La división entre países es similar a la que se experimentó durante la Guerra Fría que culminó tras la caída del muro de Berlín. Hoy, en esta guerra digital, de un lado están EEUU, Canadá, la Unión Europea, Australia, India y Japón. Del otro, Rusia, China, Irán, Turquía, la mayoría de países árabes y africanos y, lamentablemente, varios latinoamericanos: Argentina, Brasil, Cuba, El Salvador, Guatemala, México, Panamá, Paraguay, República Dominicana, Uruguay y Venezuela.
La división se agudizó en la Conferencia Mundial de las Telecomunicaciones que terminó el 14 de diciembre en Dubai, organizada por la Unión de Telecomunicaciones Internacional (UTI), con el fin de actualizar un protocolo que rige las comunicaciones desde 1988.
Aunque no hubo consenso, se creó un documento que entrará en vigencia en 2015 para los 89 países signatarios, pero no así para los 55 que negaron su firma, al argumentar que el nuevo protocolo permitirá a los gobiernos justificar restricciones a Internet. Los defensores del nuevo tratado dicen que no es vinculante o mandatorio, y que los gobiernos censuran o pueden hacerlo sin necesidad de documento alguno. Pero pese a que no es obligatorio, el peligro es que los gobiernos lo podrán usar para controlar e imponer sanciones; los jueces para fundamentar fallos y crear antecedentes negativos, y los legisladores para argumentar leyes restrictivas.
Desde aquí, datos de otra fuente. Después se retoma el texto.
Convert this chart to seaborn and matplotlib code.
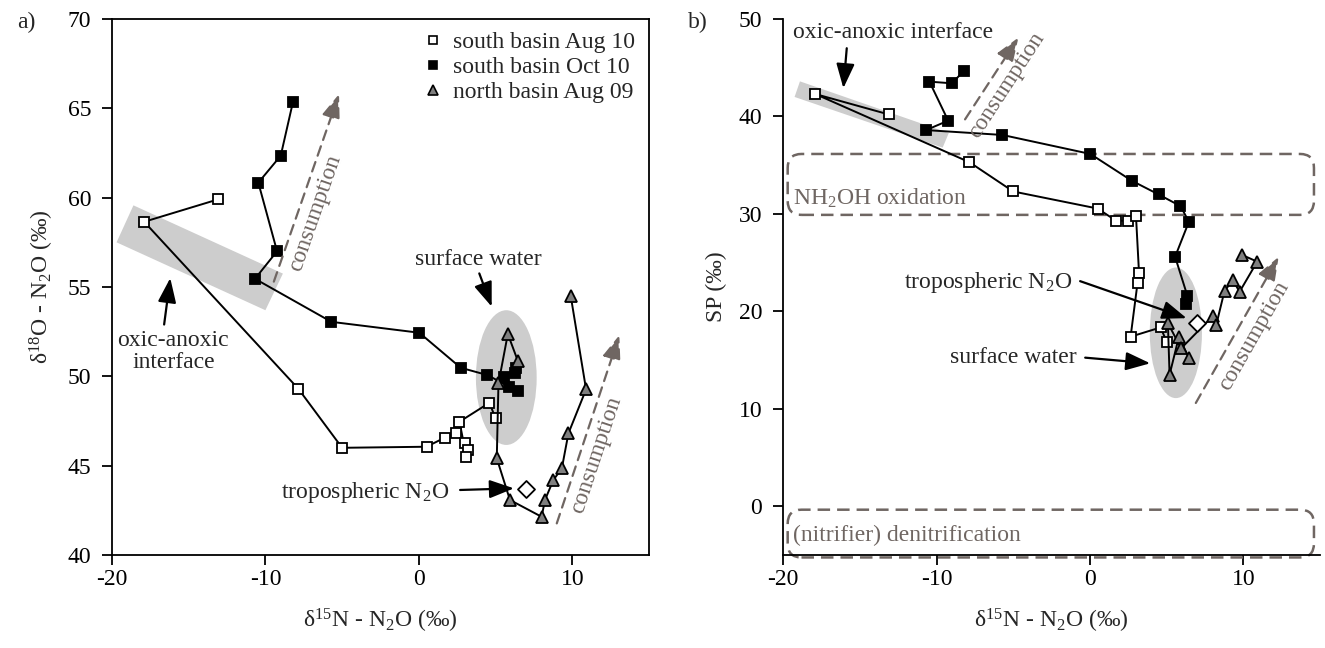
import math
import numpy as np
import pandas as pd
import matplotlib
matplotlib.use("Agg")
import matplotlib.pyplot as plt
import seaborn as sns
from matplotlib.patches import Ellipse, Polygon, FancyBboxPatch
from matplotlib.lines import Line2D

# N2O isotope profiles: d15N (x), d18O (panel a) and site preference SP (panel b)
south_aug10_d15n = [-13.1, -17.9, -7.85, -5.0, 0.5, 1.7, 2.45, 3.0, 3.2, 3.1, 2.65, 4.6, 5.0]
south_aug10_d18o = [59.9, 58.65, 49.3, 46.0, 46.06, 46.57, 46.84, 46.29, 45.88, 45.5, 47.46, 48.52, 47.65]
south_aug10_sp = [40.2, 42.3, 35.3, 32.3, 30.55, 29.3, 29.3, 29.8, 23.9, 22.9, 17.4, 18.35, 16.9]

south_oct10_d15n = [-8.2, -9.0, -10.46, -9.24, -10.68, -5.7, 0.03, 2.73, 4.47, 5.9, 6.45, 5.55, 6.35, 6.27]
south_oct10_d18o = [65.37, 62.35, 60.84, 57.0, 55.46, 53.05, 52.44, 50.48, 50.07, 49.42, 49.19, 49.98, 50.45, 50.17]
south_oct10_sp = [44.7, 43.4, 43.57, 39.57, 38.6, 38.1, 36.15, 33.4, 32.0, 30.8, 29.2, 25.6, 21.6, 20.8]

north_aug09_d15n = [6.45, 5.8, 5.19, 5.08, 5.94, 8.0, 8.23, 8.77, 9.32, 9.75, 10.9, 9.9]
north_aug09_d18o = [50.87, 52.37, 49.6, 45.41, 43.08, 42.14, 43.1, 44.2, 44.85, 46.81, 49.27, 54.5]
north_aug09_sp = [15.2, 17.4, 13.5, 18.8, 16.2, 19.5, 18.6, 22.1, 23.2, 22.0, 25.1, 25.8]

tropo_d15n = [7.0]
tropo_d18o = [43.7]
tropo_sp = [18.8]

series_labels = ["south basin Aug 10", "south basin Oct 10", "north basin Aug 09"]

x_ticks = [-20, -10, 0, 10]
a_y_ticks = [40, 45, 50, 55, 60, 65, 70]
b_y_ticks = [0, 10, 20, 30, 40, 50]

sns.set_theme(style="ticks")
plt.rcParams["font.family"] = ["Liberation Serif", "DejaVu Serif"]
plt.rcParams["mathtext.fontset"] = "custom"
plt.rcParams["mathtext.rm"] = "Liberation Serif"
plt.rcParams["mathtext.it"] = "Liberation Serif:italic"
plt.rcParams["mathtext.bf"] = "Liberation Serif:bold"
plt.rcParams["axes.unicode_minus"] = False

FS = 17
FILL = "#cdcdcd"
PROC = "#6f6662"
TRI = "#7f7f7f"

fig = plt.figure(figsize=(13.25, 6.48), dpi=100)
ax1 = fig.add_axes([0.0845, 0.1435, 0.4053, 0.8272])
ax2 = fig.add_axes([0.591, 0.1435, 0.4053, 0.8272])

styles = [
    (south_aug10_d15n, south_aug10_d18o, south_aug10_sp, "s", "white", 7.3),
    (south_oct10_d15n, south_oct10_d18o, south_oct10_sp, "s", "black", 7.3),
    (north_aug09_d15n, north_aug09_d18o, north_aug09_sp, "^", TRI, 9.0),
]

for ax, col in ((ax1, "d18o"), (ax2, "sp")):
    ax.set_xlim(-20, 15)
    for d15n, d18o, sp, mk, fc, ms in styles:
        df = pd.DataFrame({"d15n": d15n, "d18o": d18o, "sp": sp})
        sns.lineplot(data=df, x="d15n", y=col, sort=False, estimator=None,
                     errorbar=None, ax=ax, color="black", linewidth=1.4,
                     marker=mk, markersize=ms, markerfacecolor=fc,
                     markeredgecolor="black", markeredgewidth=1.3,
                     zorder=3, legend=False)
    tro = pd.DataFrame({"d15n": tropo_d15n, "d18o": tropo_d18o, "sp": tropo_sp})
    sns.scatterplot(data=tro, x="d15n", y=col, ax=ax, marker="D", s=75,
                    color="white", edgecolor="black", linewidth=1.3,
                    zorder=4, legend=False)

ax1.set_ylim(40, 70)
ax2.set_ylim(-5, 50)
fig.canvas.draw()


def arrow(ax, tail, head, color="black", ls="-", lw=1.6):
    ax.annotate("", xy=head, xytext=tail,
                arrowprops=dict(arrowstyle="-|>,head_length=0.75,head_width=0.28",
                                color=color, lw=lw, linestyle=ls,
                                mutation_scale=20, shrinkA=0, shrinkB=0),
                zorder=5)


def consumption(ax, tail, head, text_xy):
    arrow(ax, tail, head, color=PROC, ls=(0, (4.5, 3)), lw=1.6)
    p0 = ax.transData.transform(tail)
    p1 = ax.transData.transform(head)
    ang = math.degrees(math.atan2(p1[1] - p0[1], p1[0] - p0[0]))
    ax.text(*text_xy, "consumption", rotation=ang, rotation_mode="anchor",
            ha="center", va="center", fontsize=FS, color=PROC)


# ---- panel a ----
ax1.add_patch(Ellipse((5.7, 49.93), width=3.96, height=7.54, fc=FILL, ec="none", zorder=1))
ax1.add_patch(Polygon([(-18.6, 59.57), (-8.86, 55.75), (-10.0, 53.7), (-19.7, 57.5)],
                      closed=True, fc=FILL, ec="none", zorder=1))
ax1.text(-16.0, 51.4, "oxic-anoxic\ninterface", ha="center", va="center",
         fontsize=FS, linespacing=1.1)
arrow(ax1, (-16.6, 52.9), (-16.2, 55.5))
ax1.text(3.9, 56.25, "surface water", ha="center", va="baseline", fontsize=FS)
arrow(ax1, (3.94, 55.76), (4.75, 53.9))
ax1.text(2.0, 43.17, "tropospheric N$_2$O", ha="right", va="baseline", fontsize=FS)
arrow(ax1, (2.69, 43.64), (6.2, 43.73))
consumption(ax1, (-9.45, 55.3), (-5.2, 65.8), (-6.77, 59.15))
consumption(ax1, (8.99, 41.77), (13.07, 52.31), (11.6, 45.6))

handles = [
    Line2D([], [], ls="none", marker="s", ms=6, mfc="white", mec="black", mew=1.2),
    Line2D([], [], ls="none", marker="s", ms=6, mfc="black", mec="black", mew=1.2),
    Line2D([], [], ls="none", marker="^", ms=7, mfc=TRI, mec="black", mew=1.2),
]
ax1.legend(handles, series_labels, loc="upper left", bbox_to_anchor=(0.58, 0.976),
           frameon=False, fontsize=FS, handlelength=0.8, handletextpad=0.45,
           labelspacing=0.14, borderpad=0, borderaxespad=0)

ax1.set_xticks(x_ticks)
ax1.set_yticks(a_y_ticks)
ax1.set_xlabel("δ$^{15}$N - N$_2$O (‰)", fontsize=FS, labelpad=12)
ax1.set_ylabel("δ$^{18}$O - N$_2$O (‰)", fontsize=FS, labelpad=8)

# ---- panel b ----
ax2.add_patch(Ellipse((5.6, 17.8), width=3.4, height=13.4, fc=FILL, ec="none", zorder=1))
ax2.add_patch(Polygon([(-18.9, 43.6), (-9.2, 38.3), (-9.6, 36.8), (-19.25, 42.0)],
                      closed=True, fc=FILL, ec="none", zorder=1))
for y0, y1 in ((29.9, 36.15), (-5.25, -0.35)):
    ax2.add_patch(FancyBboxPatch((-19.7, y0), 34.3, y1 - y0,
                                 boxstyle="round,pad=0,rounding_size=0.9",
                                 mutation_aspect=1.6, fill=False, ec=PROC, lw=1.8,
                                 ls=(0, (5, 2.8)), clip_on=False, zorder=2))
ax2.text(-19.35, 30.9, "NH$_2$OH oxidation", ha="left", va="baseline", fontsize=FS, color=PROC)
ax2.text(-19.35, -3.6, "(nitrifier) denitrification", ha="left", va="baseline",
         fontsize=FS, color=PROC)
ax2.text(-12.86, 48.05, "oxic-anoxic interface", ha="center", va="baseline", fontsize=FS)
arrow(ax2, (-15.85, 47.0), (-16.07, 42.9))
ax2.text(-1.18, 22.37, "tropospheric N$_2$O", ha="right", va="baseline", fontsize=FS)
arrow(ax2, (-0.64, 23.1), (6.3, 19.3))
ax2.text(-0.85, 14.67, "surface water", ha="right", va="baseline", fontsize=FS)
arrow(ax2, (-0.31, 15.25), (3.93, 14.67))
consumption(ax2, (-8.14, 39.7), (-4.66, 48.1), (-5.4, 43.2))
consumption(ax2, (6.9, 10.6), (12.3, 25.6), (10.7, 17.5))

ax2.set_xticks(x_ticks)
ax2.set_yticks(b_y_ticks)
ax2.set_xlabel("δ$^{15}$N - N$_2$O (‰)", fontsize=FS, labelpad=12)
ax2.set_ylabel("SP (‰)", fontsize=FS, labelpad=8)
sns.despine(ax=ax2)

for ax in (ax1, ax2):
    ax.tick_params(axis="both", direction="out", length=7, width=1.3,
                   labelsize=FS, color="black", labelcolor="black")
    ax.tick_params(axis="y", pad=8)
    ax.tick_params(axis="x", pad=3)
    for s in ax.spines.values():
        s.set_linewidth(1.3)
        s.set_color("black")

fig.text(0.02, 0.965, "a)", fontsize=FS, ha="center", va="center")
fig.text(0.527, 0.965, "b)", fontsize=FS, ha="center", va="center")

fig.savefig("out.png", dpi=100)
No es casualidad que los gobiernos signatarios, pese a que arguyen que necesitan instrumentos para combatir virus, basura electrónica, pornografía infantil y a los hackers, no se caracterizan por ser respetuosos de la libertad de expresión. Los firmantes Turquía, China, Vietnam, Azerbaiyán, Arabia Saudita y Cuba han encarcelado a 232 periodistas e internautas en 2012. La mitad de ellos trabajaban en medios digitales, habiendo sido acusados por delitos armados para acallar las críticas a los gobiernos, tales como atentar contra la soberanía, traición, irrespeto a las autoridades y apología del terrorismo.
Lo grave de este proceso, es la falta de transparencia de la UIT y que el documento fuera solo discutido por los gobiernos sin la participación de la sociedad civil, cuando Internet prosperó y se desarrolló a una velocidad vertiginosa gracias al sector privado, sin ataduras de las autoridades.
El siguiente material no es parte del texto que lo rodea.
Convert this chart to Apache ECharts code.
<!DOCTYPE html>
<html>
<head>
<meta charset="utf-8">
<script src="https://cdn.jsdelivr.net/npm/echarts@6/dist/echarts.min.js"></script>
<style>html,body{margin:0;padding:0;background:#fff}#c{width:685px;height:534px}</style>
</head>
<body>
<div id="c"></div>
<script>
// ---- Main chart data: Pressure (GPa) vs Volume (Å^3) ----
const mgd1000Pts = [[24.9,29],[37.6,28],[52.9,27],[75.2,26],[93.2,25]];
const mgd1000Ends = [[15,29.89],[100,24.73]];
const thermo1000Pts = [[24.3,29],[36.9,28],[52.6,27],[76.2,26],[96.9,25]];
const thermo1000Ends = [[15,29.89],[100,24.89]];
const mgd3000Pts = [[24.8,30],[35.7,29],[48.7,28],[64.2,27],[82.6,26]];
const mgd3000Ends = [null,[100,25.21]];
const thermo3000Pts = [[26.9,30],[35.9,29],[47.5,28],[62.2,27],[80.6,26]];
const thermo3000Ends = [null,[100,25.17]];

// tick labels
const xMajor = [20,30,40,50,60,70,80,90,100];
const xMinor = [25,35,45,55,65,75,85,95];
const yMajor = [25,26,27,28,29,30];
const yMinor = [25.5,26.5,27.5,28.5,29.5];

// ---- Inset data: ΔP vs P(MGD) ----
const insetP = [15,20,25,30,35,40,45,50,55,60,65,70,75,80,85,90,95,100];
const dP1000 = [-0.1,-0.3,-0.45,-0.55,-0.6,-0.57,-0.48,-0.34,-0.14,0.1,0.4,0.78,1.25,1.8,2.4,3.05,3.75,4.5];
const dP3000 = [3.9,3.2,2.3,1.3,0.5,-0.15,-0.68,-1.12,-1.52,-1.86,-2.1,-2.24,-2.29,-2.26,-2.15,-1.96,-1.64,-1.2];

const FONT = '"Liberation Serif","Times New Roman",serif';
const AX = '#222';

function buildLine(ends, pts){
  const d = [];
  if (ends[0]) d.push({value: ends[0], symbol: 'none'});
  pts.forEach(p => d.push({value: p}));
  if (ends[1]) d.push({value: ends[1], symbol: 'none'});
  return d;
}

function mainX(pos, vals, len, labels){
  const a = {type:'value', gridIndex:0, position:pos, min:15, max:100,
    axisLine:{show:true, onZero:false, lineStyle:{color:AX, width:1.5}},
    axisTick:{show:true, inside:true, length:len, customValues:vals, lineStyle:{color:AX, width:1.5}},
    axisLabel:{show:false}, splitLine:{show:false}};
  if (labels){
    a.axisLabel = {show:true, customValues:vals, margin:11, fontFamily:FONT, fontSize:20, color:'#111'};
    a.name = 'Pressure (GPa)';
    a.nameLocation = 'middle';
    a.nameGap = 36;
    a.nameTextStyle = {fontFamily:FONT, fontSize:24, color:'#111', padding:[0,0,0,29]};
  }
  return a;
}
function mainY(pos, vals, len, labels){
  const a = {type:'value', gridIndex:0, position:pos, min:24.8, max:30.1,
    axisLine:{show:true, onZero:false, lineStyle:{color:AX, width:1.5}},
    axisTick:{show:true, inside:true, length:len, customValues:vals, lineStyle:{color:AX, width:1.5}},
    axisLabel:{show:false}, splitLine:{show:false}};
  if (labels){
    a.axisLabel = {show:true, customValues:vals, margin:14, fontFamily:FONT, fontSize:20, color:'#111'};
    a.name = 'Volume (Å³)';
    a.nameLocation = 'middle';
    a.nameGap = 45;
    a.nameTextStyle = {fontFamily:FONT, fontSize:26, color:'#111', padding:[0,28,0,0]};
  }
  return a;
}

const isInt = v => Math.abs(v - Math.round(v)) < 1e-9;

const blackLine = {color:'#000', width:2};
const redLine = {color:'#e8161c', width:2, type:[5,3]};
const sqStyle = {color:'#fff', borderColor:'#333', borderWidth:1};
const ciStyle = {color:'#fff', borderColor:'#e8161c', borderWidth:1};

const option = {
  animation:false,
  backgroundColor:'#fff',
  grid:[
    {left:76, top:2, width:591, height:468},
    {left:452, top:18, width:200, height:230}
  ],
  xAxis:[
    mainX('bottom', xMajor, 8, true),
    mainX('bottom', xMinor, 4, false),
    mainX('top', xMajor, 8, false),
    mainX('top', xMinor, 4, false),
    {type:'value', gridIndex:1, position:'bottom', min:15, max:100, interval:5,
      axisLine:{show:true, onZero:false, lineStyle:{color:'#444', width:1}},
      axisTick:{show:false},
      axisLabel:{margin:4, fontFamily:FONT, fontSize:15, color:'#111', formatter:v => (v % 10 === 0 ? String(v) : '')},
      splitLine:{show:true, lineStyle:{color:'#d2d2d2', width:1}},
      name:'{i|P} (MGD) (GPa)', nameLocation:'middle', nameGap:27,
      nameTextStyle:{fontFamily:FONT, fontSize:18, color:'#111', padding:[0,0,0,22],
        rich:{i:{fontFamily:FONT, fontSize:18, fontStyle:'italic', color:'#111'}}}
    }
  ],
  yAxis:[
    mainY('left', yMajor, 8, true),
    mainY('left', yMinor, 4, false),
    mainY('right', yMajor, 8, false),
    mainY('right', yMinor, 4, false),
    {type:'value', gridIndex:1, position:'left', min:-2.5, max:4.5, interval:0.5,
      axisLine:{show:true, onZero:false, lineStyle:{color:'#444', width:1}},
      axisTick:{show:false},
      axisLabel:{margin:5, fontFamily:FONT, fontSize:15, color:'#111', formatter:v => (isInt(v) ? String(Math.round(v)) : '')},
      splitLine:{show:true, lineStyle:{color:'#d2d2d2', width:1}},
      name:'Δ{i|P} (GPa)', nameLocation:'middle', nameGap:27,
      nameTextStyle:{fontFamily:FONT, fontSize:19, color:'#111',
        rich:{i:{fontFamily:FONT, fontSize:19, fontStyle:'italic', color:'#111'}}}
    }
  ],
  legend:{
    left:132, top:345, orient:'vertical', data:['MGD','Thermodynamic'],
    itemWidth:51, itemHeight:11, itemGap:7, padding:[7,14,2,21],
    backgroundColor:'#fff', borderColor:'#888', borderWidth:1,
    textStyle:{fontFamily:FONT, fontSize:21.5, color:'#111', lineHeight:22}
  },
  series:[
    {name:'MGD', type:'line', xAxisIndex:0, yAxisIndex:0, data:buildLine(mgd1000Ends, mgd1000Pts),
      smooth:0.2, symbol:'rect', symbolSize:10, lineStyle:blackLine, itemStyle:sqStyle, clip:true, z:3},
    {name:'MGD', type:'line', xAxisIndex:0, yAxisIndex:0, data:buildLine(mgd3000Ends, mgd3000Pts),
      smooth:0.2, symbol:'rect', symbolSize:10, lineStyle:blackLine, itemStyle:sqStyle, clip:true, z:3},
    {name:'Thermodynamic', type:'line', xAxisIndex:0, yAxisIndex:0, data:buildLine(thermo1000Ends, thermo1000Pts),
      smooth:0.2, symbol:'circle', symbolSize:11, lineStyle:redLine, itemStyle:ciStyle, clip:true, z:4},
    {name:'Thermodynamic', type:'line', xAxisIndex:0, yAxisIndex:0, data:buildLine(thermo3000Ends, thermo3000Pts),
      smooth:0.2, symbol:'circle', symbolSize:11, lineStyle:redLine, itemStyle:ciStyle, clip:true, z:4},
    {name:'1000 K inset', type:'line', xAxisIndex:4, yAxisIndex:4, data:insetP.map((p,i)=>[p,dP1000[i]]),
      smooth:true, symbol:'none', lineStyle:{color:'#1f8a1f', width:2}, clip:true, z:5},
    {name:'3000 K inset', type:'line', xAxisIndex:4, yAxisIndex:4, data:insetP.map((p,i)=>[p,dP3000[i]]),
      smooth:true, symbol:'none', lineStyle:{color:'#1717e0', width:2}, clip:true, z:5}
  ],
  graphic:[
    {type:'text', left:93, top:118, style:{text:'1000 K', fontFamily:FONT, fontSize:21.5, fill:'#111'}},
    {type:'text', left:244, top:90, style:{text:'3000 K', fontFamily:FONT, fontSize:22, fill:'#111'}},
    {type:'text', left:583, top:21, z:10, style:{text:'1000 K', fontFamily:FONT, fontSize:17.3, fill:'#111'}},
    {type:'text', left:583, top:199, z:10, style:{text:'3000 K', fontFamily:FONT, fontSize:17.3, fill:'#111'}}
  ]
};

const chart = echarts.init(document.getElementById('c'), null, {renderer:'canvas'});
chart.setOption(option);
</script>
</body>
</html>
Por suerte, el documento adoptado es menos perverso que el original presentado por China que sí imponía controles concretos a Internet. El plan fue desbaratado gracias a que la sociedad civil alzó su voz, después que los burócratas comenzaron a filtrar los documentos en un sitio creado por dos profesores universitarios, Eli Dourado y Jerry Brito. Ahí se supo sobre la pretensión de que Internet tuviera un espacio más reducido y controlado.
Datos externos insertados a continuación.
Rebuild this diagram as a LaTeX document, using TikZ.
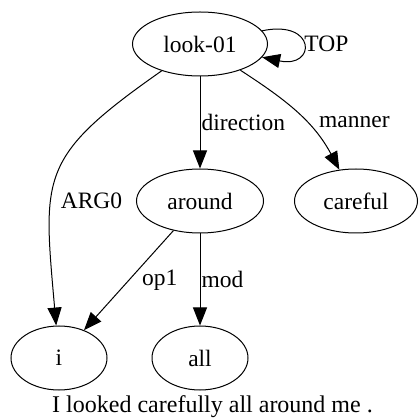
\documentclass[tikz,border=0pt]{standalone}
\usepackage{fontspec}
\setmainfont{Liberation Serif}
\usetikzlibrary{shapes,arrows.meta,positioning}
\tikzstyle{concept} = [ellipse, draw, line width=1pt, minimum height=64pt, inner sep=0pt, font=\fontsize{23.5}{28}\selectfont]
\tikzstyle{line} = [draw, line width=1pt, -{Triangle[length=18pt, width=14pt]}]
\tikzstyle{rel} = [font=\fontsize{23.5}{28}\selectfont, inner sep=1pt]

\begin{document}
\begin{tikzpicture}[x=1pt, y=1pt, node distance=157pt]
        \useasboundingbox (0,0) rectangle (420,-419);
        % Place nodes
        \node [concept, minimum width=135pt] (look) at (200,-44) {look-01};
        \node [concept, minimum width=127pt, below of=look] (around) {around};
        \node [concept, minimum width=123pt, right of=around, node distance=156pt] (careful) {careful};
        \node [concept, minimum width=96pt, below of=around] (all) {all};
        \node [concept, minimum width=96pt, left of=all, node distance=141pt] (i) {i};
        \node [rel, anchor=base, font=\fontsize{24}{28}\selectfont] (sentence) at (212.5,-412) {I looked carefully all around me .};
        % Draw edges
        \path [line] (look) to [out=12, in=-12, looseness=5.4] node [rel, right] {TOP} (look);
        \path [line] (look) -- node [rel, right] {direction} (around);
        \path [line] (look) to [out=-33, in=118] node [rel, pos=0.6, right=11pt] {manner} (careful);
        \path [line] (look) to [out=215, in=95, looseness=1.4] node [rel, pos=0.62, right=8pt] {ARG0} (i);
        \path [line] (around) -- node [rel, right=12pt] {op1} (i);
        \path [line] (around) -- node [rel, right] {mod} (all);
\end{tikzpicture}
\end{document}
Según el plan, los gobiernos hubieran podido inspeccionar correos electrónicos, censurar contenidos y darle a la ONU la administración de Internet. Además, los usuarios pagarían por conexión, servicios y tiempo de descarga; y los proveedores podrían cobrar tarifas diferenciadas por distintos tipos de servicio. Todo ello desvirtuando los principios de Internet: libre, abierto y gratuito.
Ayer como hoy, en esta renovada guerra fría, están aquellos países que argumentan que la información es un servicio público y, por ende, debe ser controlada por el gobierno. Mientras que por el otro, se argumenta que es un derecho humano, por lo que es el Estado el responsable de garantizarlo y hacerlo respetar.